Summary
- The Central Bank of Kenya (CBK) will hold its Monetary Policy Meeting (MPC) tomorrow amid concerns about the rising cost of food that has driven inflation to a 16- month high.
- The prices of key food items have climbed significantly over the past couple of months, adding pressure on cash-starved households that are still reeling from the economic hit of the Covid 19 pandemic.
- Kenya’s inflation rose to a 16-month high in June largely on the back of increased cost of basic foodstuffs and fuel, data by the Kenya National Bureau of Statistics (KNBS) report shows.
The Central Bank of Kenya (CBK) will hold its Monetary Policy Meeting (MPC) tomorrow amid concerns about the rising cost of food that has driven inflation to a 16- month high.
The prices of key food items have climbed significantly over the past couple of months, adding pressure on cash-starved households that are still reeling from the economic hit of the Covid 19 pandemic.

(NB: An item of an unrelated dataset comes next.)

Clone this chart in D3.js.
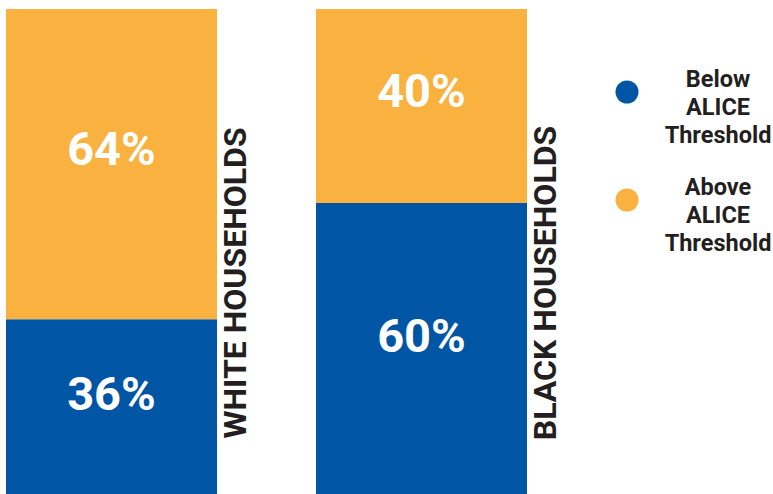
<!DOCTYPE html>
<html><head><meta charset="utf-8">
<script src="https://cdn.jsdelivr.net/npm/d3@7"></script>
<style>body{margin:0;background:#fff}svg{display:block}</style>
</head><body>
<svg id="c" width="773" height="494"></svg>
<script>
const categories = ["WHITE HOUSEHOLDS", "BLACK HOUSEHOLDS"];
const belowValues = [36, 60];
const aboveValues = [64, 40];
const seriesNames = ["Below ALICE Threshold", "Above ALICE Threshold"];
const legendLines = [["Below", "ALICE", "Threshold"], ["Above", "ALICE", "Threshold"]];

const colors = {below: "#0055A5", above: "#F9B13F"};
const svg = d3.select("#c");
const font = "Roboto, 'Liberation Sans', sans-serif";

const x = d3.scaleBand().domain(categories).range([6, 527]).paddingInner(0.3194).paddingOuter(0);
const bw = x.bandwidth();
const y = d3.scaleLinear().domain([0, 100]).range([9, 494]);

categories.forEach((c, i) => {
  const xl = x(c);
  const split = aboveValues[i];
  svg.append("rect").attr("x", xl).attr("y", y(0)).attr("width", bw)
    .attr("height", y(split) - y(0)).attr("fill", colors.above);
  svg.append("rect").attr("x", xl).attr("y", y(split)).attr("width", bw)
    .attr("height", y(100) - y(split)).attr("fill", colors.below);
  svg.append("text").attr("x", xl + bw / 2).attr("y", (y(0) + y(split)) / 2 - 16)
    .attr("text-anchor", "middle").attr("dominant-baseline", "central")
    .attr("fill", "#fff").attr("font-family", font).attr("font-weight", 700)
    .attr("font-size", 47).text(aboveValues[i] + "%");
  svg.append("text").attr("x", xl + bw / 2).attr("y", (y(split) + y(100)) / 2 - 13)
    .attr("text-anchor", "middle").attr("dominant-baseline", "central")
    .attr("fill", "#fff").attr("font-family", font).attr("font-weight", 700)
    .attr("font-size", 47).text(belowValues[i] + "%");
  svg.append("text")
    .attr("transform", `translate(${xl + bw + 18},283) rotate(-90)`)
    .attr("text-anchor", "middle").attr("dominant-baseline", "central")
    .attr("fill", "#231F20").attr("font-family", font).attr("font-weight", 700)
    .attr("font-size", 32).text(c);
});

const legY = [92, 200];
const legCol = [colors.below, colors.above];
seriesNames.forEach((s, i) => {
  svg.append("circle").attr("cx", 627).attr("cy", legY[i]).attr("r", 11.5).attr("fill", legCol[i]);
  legendLines[i].forEach((l, j) => {
    svg.append("text").attr("x", 718).attr("y", legY[i] - 13 + j * 28)
      .attr("text-anchor", "middle").attr("dominant-baseline", "central")
      .attr("fill", "#231F20").attr("font-family", font).attr("font-weight", 700)
      .attr("font-size", 23.5).text(l);
  });
});
</script>
</body></html>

Kenya’s inflation rose to a 16-month high in June largely on the back of increased cost of basic foodstuffs and fuel, data by the Kenya National Bureau of Statistics (KNBS) report shows.
Inflation — a measure of changes in the cost of living year-on-year — climbed to 6.32 percent from 5.87 percent in May, signaling a painful cost pinch on the budgets for households and businesses amid Covid-19 knocks on earnings.
The rise in the indicator for cost of living was the highest since 7.17 percent in February 2020.
This has piled pressure on businesses, which are battling depressed sales, while a considerable chunk of private-sector workers has been slapped with pay cuts as their counterparts in the public sector workers face a pay raise freeze for two years.
At its last bi-monthly meeting on May 26, the inflation-targeting MPC shrugged off heightened global uncertainties to retain its benchmark lending rate at seven percent for the eighth time in a row.
The MPC which observed that the economy was continuing to operate below its potential, shrugged off economic slowdown fears and held its benchmark lending rate at 7.0 percent after the meeting, saying that the measures it had put in place since March had helped mitigate Covid-19’s effect on the economy.
Some analysts say though that while inflationary pressure is likely to be at the forefront of the MPCs thinking, the base rate is unlikely to change, given the need to also stimulate economic growth - a conundrum that complicates the conduct of monetary policy.
"We expect the regulator to show more tolerance to inflation and may join the band-wagon of policymakers making a case for sustained easing, given the transitory nature of the recent pressures. Ultimately, the regulator could leave policy unchanged although there remains scope for further easing," said NCBA Research in a pre-MPC note.